Henderson’s Heritage Park complex about to get better

When the Heritage Park recreational complex in Henderson opened in 2009, Nevada was in the midst of the Great Recession and the city debuted a great facility with limited access.

That’s about to change.

City officials broke ground Wednesday on a series of street improvement projects centered around Heritage Park and Racetrack Road.

The $7.3 million project is expected to be completed by December and provide 44 jobs under contractor Las Vegas Paving and several subcontractors.

Project subcontractors include MC4 Construction, American Pavement Preservation, Highway Striping & Signs, Fencing Specialists and Dynascapes.

“It’s a beautiful facility,” Henderson Councilwoman Debra March said of Heritage Park’s 160 acres of lighted multipurpose fields, ballfields, picnic tables, splash pads, an aquatic complex and a senior center.

“The road improvements were planned, but we weren’t able to do all of them when the recession hit,” she said.

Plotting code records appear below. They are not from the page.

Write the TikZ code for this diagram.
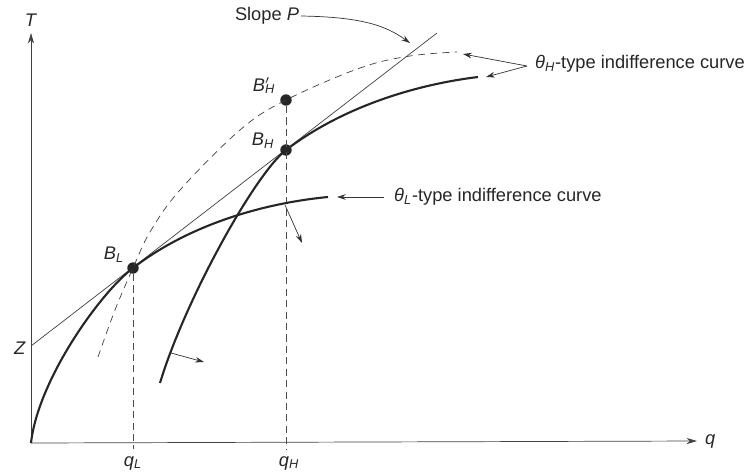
\documentclass[tikz,border=0pt]{standalone}
\usepackage{fontspec}
\setmainfont{Liberation Sans}
\usetikzlibrary{arrows.meta,calc,positioning}
\tikzset{
  axis/.style={thin,draw=black!75},
  curve/.style={line width=1.2pt,draw=black!85},
  hdash/.style={thin,draw=black!75,dash pattern=on 4pt off 3pt},
  guide/.style={thin,draw=black!70,dash pattern=on 4pt off 2.5pt},
  pref/.style={thin,draw=black!80,-{Stealth[length=5pt,width=3.2pt]}},
  pt/.style={circle,fill=black!85,inner sep=0pt,minimum size=6.5pt},
  lbl/.style={font=\fontsize{10.4}{12}\selectfont,inner sep=1pt,text=black!85}
}
\newcommand{\vsub}[2]{\textit{#1}\textsubscript{\textit{#2}}}

\begin{document}
\begin{tikzpicture}[x=0.02cm,y=-0.02cm]
  \useasboundingbox (0,0) rectangle (753,474);
  % axes
  \coordinate (O) at (31,443);
  \coordinate (Tend) at (31,33);
  \coordinate (qend) at (697,441);
  \draw[axis,-{Stealth[length=6pt,width=3.5pt]}] (O) -- (Tend);
  \draw[axis,-{Stealth[length=6pt,width=3.5pt]}] (O) -- (qend);
  \node[lbl] (Tlab) at (31,20) {\textit{T}};
  \node[lbl,anchor=west] (qlab) at (703,441) {\textit{q}};

  % bundles
  \node[pt] (BL) at (133,268) {};
  \node[pt] (BH) at (286,150) {};
  \node[pt] (BHp) at (286,100) {};
  \node[lbl] (BLlab) at (114,255) {\vsub{B}{L}};
  \node[lbl] (BHlab) at (263,141) {\vsub{B}{H}};
  \node[lbl] (BHplab) at (264,86) {\textit{B}\rlap{$^{\prime}$}\textsubscript{\textit{H}}};
  \coordinate (qL) at (133,449);
  \coordinate (qH) at (286,449);
  \node[lbl] (qLlab) at (133,463) {\vsub{q}{L}};
  \node[lbl] (qHlab) at (289,463) {\vsub{q}{H}};
  \draw[guide] (BL) -- (qL);
  \draw[guide] (BHp) -- (qH);

  % price line
  \coordinate (Z) at (31,346);
  \coordinate (Ptop) at (437,33);
  \node[lbl] (Zlab) at (20,348) {\textit{Z}};
  \draw[axis] (Z) -- (Ptop);

  % theta_L curve
  \coordinate (Lend) at (328,197);
  \draw[curve] (O) .. controls (38,380) and (100,293) .. (BL.center)
    .. controls (190,224) and (265,203) .. (Lend);

  % theta_H curves
  \coordinate (Hstart) at (160,383);
  \coordinate (Hend) at (478,77);
  \draw[curve] (Hstart) .. controls (185,300) and (255,174) .. (BH.center)
    .. controls (345,105) and (420,84) .. (Hend);
  \draw[hdash] plot[smooth,tension=0.6] coordinates {(98,357) (115,310) (BL.center)
    (150,232) (180,190) (240,130) (BHp.center) (360,68) (410,56) (457,52)};

  % preference directions
  \coordinate (Lpref) at (285,205);
  \coordinate (Hpref) at (171,353);
  \draw[pref] (Lpref) -- (302,243);
  \draw[pref] (Hpref) -- (204,362);

  % labels
  \node[lbl] (slope) at (267,16) {Slope \textit{P}};
  \draw[pref] (slope.east) .. controls (360,17) and (385,25) .. (410,43);
  \node[lbl,anchor=west] (thH) at (533,64) {\vsub{θ}{H}-type indifference curve};
  \coordinate (Hsrc) at (527,66);
  \draw[pref] (Hsrc) -- (463,54);
  \draw[pref] (Hsrc) -- (486,77);
  \node[lbl,anchor=west] (thL) at (392,197) {\vsub{θ}{L}-type indifference curve};
  \draw[pref] (384,197) -- (337,197);
\end{tikzpicture}
\end{document}
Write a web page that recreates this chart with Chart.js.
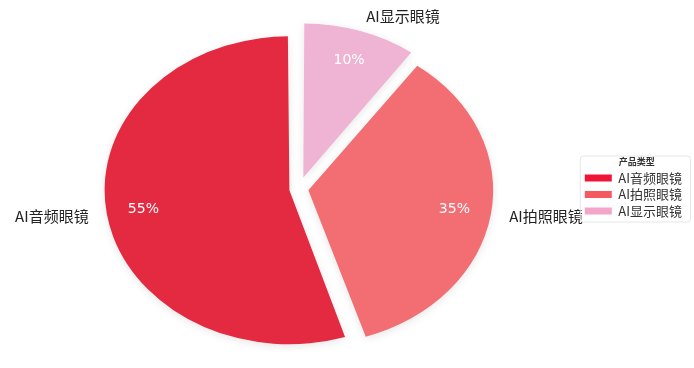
<!DOCTYPE html>
<html>
<head>
<meta charset="utf-8">
<script src="https://cdn.jsdelivr.net/npm/chart.js@4/dist/chart.umd.min.js"></script>
<style>
  html, body { margin: 0; padding: 0; background: #ffffff; }
  #wrap { width: 694px; height: 368px; }
</style>
</head>
<body>
<div id="wrap"><canvas id="c" width="694" height="368"></canvas></div>
<script>
// ---- data ----
const categories = ['AI音频眼镜', 'AI拍照眼镜', 'AI显示眼镜'];
const shares = [55, 35, 10];
const sliceColors = ['#e42a40', '#f26e73', '#efb4d3'];
const legendColors = ['#ee1537', '#f45a5e', '#f4a6c8'];
const legendTitle = '产品类型';
// clockwise drawing order (starting with AI音频眼镜)
const drawOrder = [0, 2, 1];

const total = shares.reduce((a, b) => a + b, 0);
const rotationDeg = 360 - 360 * shares[0] / total;
const SX = 1.2; // horizontal stretch of the pie (elliptical pie)

const labelFont = '15px "Noto Sans CJK SC", "Liberation Sans", sans-serif';
const pctFont = '14px "DejaVu Sans", sans-serif';

const ellipsePlugin = {
  id: 'ellipse',
  beforeDatasetsDraw(chart) {
    const meta = chart.getDatasetMeta(0);
    const ctrlR = meta.controller.outerRadius;
    meta.data.forEach(el => {
      const circ = el.circumference;
      const fix = 1 - Math.sin(Math.min(Math.PI, circ || 0));
      el.outerRadius = ctrlR - ((el.options.offset || 0) / 4) * fix;
    });
    const cx = meta.data[0].x;
    const ctx = chart.ctx;
    ctx.save();
    ctx.shadowColor = 'rgba(0,0,0,0.10)';
    ctx.shadowBlur = 8;
    ctx.shadowOffsetY = 2;
    ctx.translate(cx, 0);
    ctx.scale(SX, 1);
    ctx.translate(-cx, 0);
  },
  afterDatasetsDraw(chart) {
    const ctx = chart.ctx;
    ctx.restore();
    const meta = chart.getDatasetMeta(0);
    const R = meta.controller.outerRadius;
    meta.data.forEach((el, i) => {
      const cat = drawOrder[i];
      const mid = (el.startAngle + el.endAngle) / 2;
      const t = (el.options.offset || 0) / 4;
      const dx = Math.cos(mid), dy = Math.sin(mid);
      // percentage inside
      const dp = t + 0.8 * R;
      ctx.save();
      ctx.font = pctFont;
      ctx.fillStyle = '#ffffff';
      ctx.textAlign = 'center';
      ctx.textBaseline = 'middle';
      ctx.fillText(shares[cat] + '%', el.x + SX * dx * dp, el.y + dy * dp);
      // category label outside
      const dl = t + 1.1 * R;
      ctx.font = labelFont;
      ctx.fillStyle = '#222222';
      ctx.textAlign = dx >= 0 ? 'left' : 'right';
      ctx.fillText(categories[cat], el.x + SX * dx * dl, el.y + dy * dl);
      ctx.restore();
    });
  },
  afterDraw(chart) {
    const lg = chart.legend;
    if (!lg || !lg.legendHitBoxes || !lg.legendHitBoxes.length) return;
    const hb = lg.legendHitBoxes;
    const first = hb[0], last = hb[hb.length - 1];
    const x0 = first.left - 5;
    const x1 = lg.right - 2;
    const y0 = first.top - 16;
    const y1 = last.top + last.height + 4;
    const ctx = chart.ctx;
    ctx.save();
    ctx.strokeStyle = '#e6e6e6';
    ctx.lineWidth = 1;
    ctx.beginPath();
    ctx.roundRect(x0 + 0.5, y0 + 0.5, x1 - x0, y1 - y0, 3);
    ctx.stroke();
    ctx.restore();
  }
};

new Chart(document.getElementById('c'), {
  type: 'pie',
  data: {
    labels: drawOrder.map(i => categories[i]),
    datasets: [{
      data: drawOrder.map(i => shares[i]),
      backgroundColor: drawOrder.map(i => sliceColors[i]),
      borderWidth: 0,
      offset: [32, 48, 32],
      radius: 154
    }]
  },
  options: {
    responsive: false,
    animation: false,
    rotation: rotationDeg,
    layout: { padding: { left: 16.5, right: 2, top: 14, bottom: 4 } },
    plugins: {
      tooltip: { enabled: false },
      legend: {
        position: 'right',
        title: {
          display: true,
          text: legendTitle,
          color: '#333333',
          font: { size: 9, weight: 'bold', lineHeight: 1, family: '"Noto Sans CJK SC", sans-serif' },
          padding: { top: 0, bottom: 2 }
        },
        labels: {
          boxWidth: 27,
          boxHeight: 7,
          padding: 3.5,
          color: '#222222',
          font: { size: 13, family: '"Noto Sans CJK SC", "Liberation Sans", sans-serif' },
          sort: (a, b) => drawOrder[a.index] - drawOrder[b.index],
          generateLabels(chart) {
            return chart.data.labels.map((lab, i) => ({
              text: lab,
              fillStyle: legendColors[drawOrder[i]],
              strokeStyle: legendColors[drawOrder[i]],
              lineWidth: 0,
              hidden: false,
              index: i
            }));
          }
        }
      }
    }
  },
  plugins: [ellipsePlugin]
});
</script>
</body>
</html>
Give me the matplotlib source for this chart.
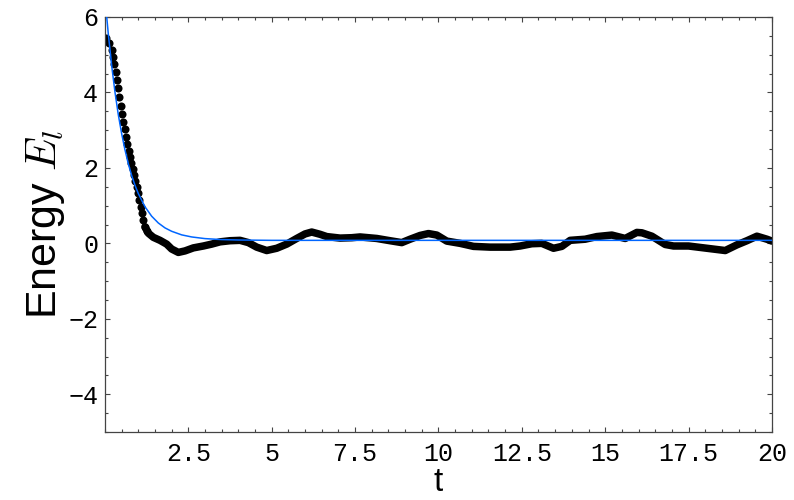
#!/usr/bin/env python3
"""Energy E_l against time t: sampled values (black) and the fitted decay (blue)."""

import matplotlib
matplotlib.use("Agg")
import matplotlib.pyplot as plt
from matplotlib.ticker import MultipleLocator

# early samples, drawn as separate dots on the steep drop
t_dots = [0.03, 0.13, 0.20, 0.25, 0.28, 0.32, 0.35, 0.39, 0.43, 0.47, 0.51,
          0.55, 0.59, 0.63, 0.67, 0.71, 0.75, 0.79, 0.83, 0.87, 0.91, 0.95,
          0.99, 1.03, 1.07, 1.11, 1.15, 1.20, 1.25]
e_dots = [5.44, 5.30, 5.13, 4.95, 4.75, 4.54, 4.33, 4.11, 3.87, 3.65, 3.43,
          3.23, 3.02, 2.83, 2.63, 2.46, 2.30, 2.14, 1.97, 1.81, 1.66, 1.50,
          1.34, 1.15, 0.97, 0.80, 0.62, 0.44, 0.34]

# later samples, dense enough that the dots merge into a thick trace
t_trace = [1.20, 1.30, 1.45, 1.65, 1.85, 2.00, 2.20, 2.40, 2.65, 2.95, 3.20,
           3.45, 3.75, 4.05, 4.30, 4.55, 4.85, 5.15, 5.45, 5.75, 6.00, 6.20,
           6.45, 6.65, 7.05, 7.40, 7.65, 8.15, 8.55, 8.90, 9.15, 9.45, 9.70,
           9.95, 10.25, 10.65, 11.05, 11.55, 12.15, 12.45, 12.80, 13.10,
           13.45, 13.70, 13.95, 14.40, 14.75, 15.20, 15.60, 15.95, 16.10,
           16.40, 16.80, 17.05, 17.50, 18.05, 18.60, 18.95, 19.25, 19.55,
           19.85, 20.00]
e_trace = [0.44, 0.27, 0.16, 0.08, -0.02, -0.15, -0.24, -0.20, -0.12, -0.07,
           -0.02, 0.04, 0.07, 0.08, 0.02, -0.10, -0.19, -0.13, -0.02, 0.13,
           0.25, 0.30, 0.24, 0.18, 0.14, 0.15, 0.17, 0.13, 0.07, 0.02, 0.11,
           0.21, 0.26, 0.22, 0.06, 0.00, -0.08, -0.10, -0.10, -0.07, -0.01,
           0.00, -0.13, -0.08, 0.08, 0.11, 0.18, 0.22, 0.13, 0.29, 0.28, 0.19,
           -0.03, -0.07, -0.07, -0.13, -0.19, -0.04, 0.07, 0.19, 0.11, 0.06]

# fitted exponential decay
t_fit = [0.04, 0.10, 0.20, 0.30, 0.40, 0.50, 0.60, 0.70, 0.80, 0.90, 1.00,
         1.20, 1.40, 1.60, 1.80, 2.00, 2.30, 2.60, 3.00, 3.50, 4.00, 5.00,
         20.0]
e_fit = [6.12, 5.55, 4.72, 4.01, 3.41, 2.91, 2.48, 2.11, 1.80, 1.54, 1.32,
         0.97, 0.72, 0.54, 0.41, 0.32, 0.225, 0.17, 0.126, 0.10, 0.089,
         0.08, 0.08]

x_ticks = [2.5, 5, 7.5, 10, 12.5, 15, 17.5, 20]
x_labels = ["2.5", "5", "7.5", "10", "12.5", "15", "17.5", "20"]
y_ticks = [-4, -2, 0, 2, 4, 6]
y_labels = ["\u22124", "\u22122", "0", "2", "4", "6"]

plt.rcParams["mathtext.fontset"] = "cm"

fig = plt.figure(figsize=(7.94, 5.0), dpi=100)
ax = fig.add_axes([0.1322, 0.136, 0.8400, 0.830])

ax.plot(t_trace, e_trace, color="black", linewidth=5.4,
        solid_capstyle="round", solid_joinstyle="round", zorder=2)
ax.plot(t_dots, e_dots, linestyle="none", marker="o", markersize=5.8,
        color="black", markeredgewidth=0, zorder=2)
ax.plot(t_fit, e_fit, color="#0066ff", linewidth=1.1, zorder=3)

ax.set_xlim(0, 20)
ax.set_ylim(-5, 6)
ax.set_xticks(x_ticks)
ax.set_xticklabels(x_labels)
ax.set_yticks(y_ticks)
ax.set_yticklabels(y_labels)
ax.xaxis.set_minor_locator(MultipleLocator(0.5))
ax.yaxis.set_minor_locator(MultipleLocator(0.5))

ax.tick_params(which="both", direction="in", top=True, right=True,
               color="#444444", width=0.8)
ax.tick_params(which="major", length=3.8)
ax.tick_params(which="minor", length=2.0)
ax.tick_params(axis="x", which="major", pad=7)
ax.tick_params(axis="y", which="major", pad=5)
for lab in ax.get_xticklabels() + ax.get_yticklabels():
    lab.set_fontfamily("Liberation Mono")
    lab.set_fontsize(18)
for spine in ax.spines.values():
    spine.set_color("#444444")
    spine.set_linewidth(0.9)

ax.set_xlabel("t", fontsize=24, family="Liberation Sans", labelpad=1)
ax.set_ylabel("Energy $E_l$", fontsize=31, family="Liberation Sans",
              labelpad=1)

fig.savefig("out.png", dpi=100)
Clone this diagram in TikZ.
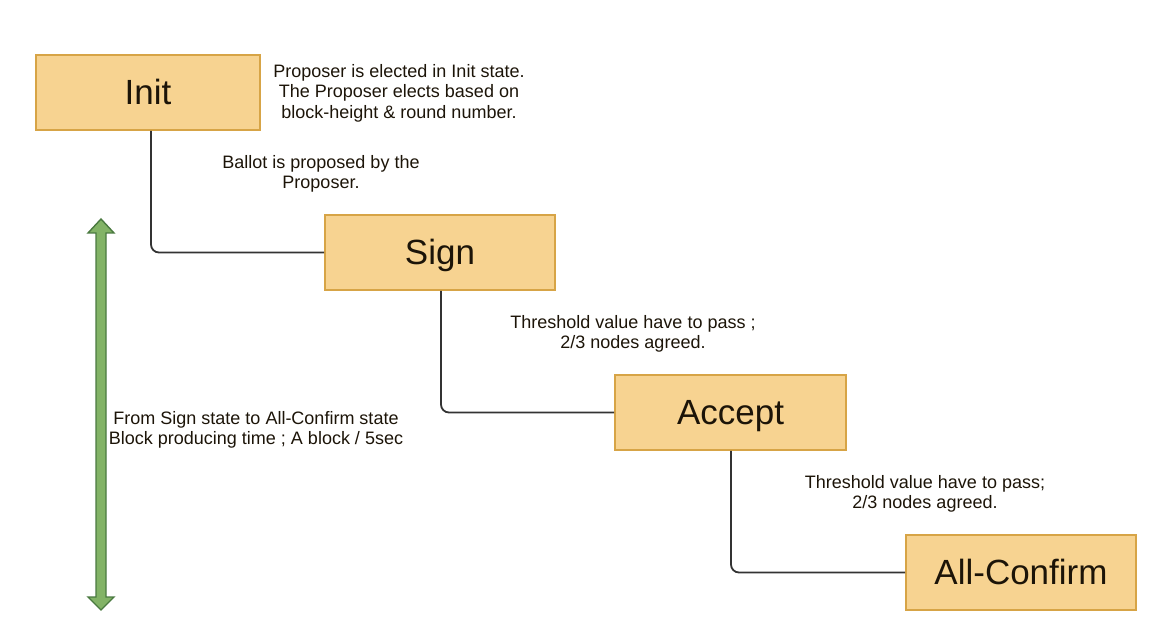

The project will include replacing or resurfacing Racetrack Road from Boulder Highway to Athens Avenue, developing four lanes of traffic from Boulder Highway to Burkholder Boulevard and Burkholder to Athens, adding or improving bicycle lanes, installing a traffic signal at Blue Lantern Lane, adding a traffic roundabout at Newport Drive and the construction of a vehicular bridge over a flood channel on Newport to provide new access to the park complex.

The project also includes $775,000 in flood control improvements funded by the Clark County Regional Flood Control District and about $125,000 in developer contributions.

Nearly half of the project — $3.1 million — is being paid for through bonds backed by fuel revenue indexing, a three-year program that ends this year and assesses up to an additional 10-cents-a-gallon tax on fuel.

Since the beginning of the fuel-revenue-indexing program in 2013, 138 design and construction contracts have been awarded, including 72 to local small businesses, totaling $328 million. Those projects resulted in 4,231 new jobs.

“I always tell people that those orange cones represent a new job,” March said. “When you look out across the valley, look at how many new jobs have been created by this program.”

Fuel revenue indexing was initiated by the state Legislature and the Clark County Commission, but a 10-year extension to the program will be taken to a vote of the people in November.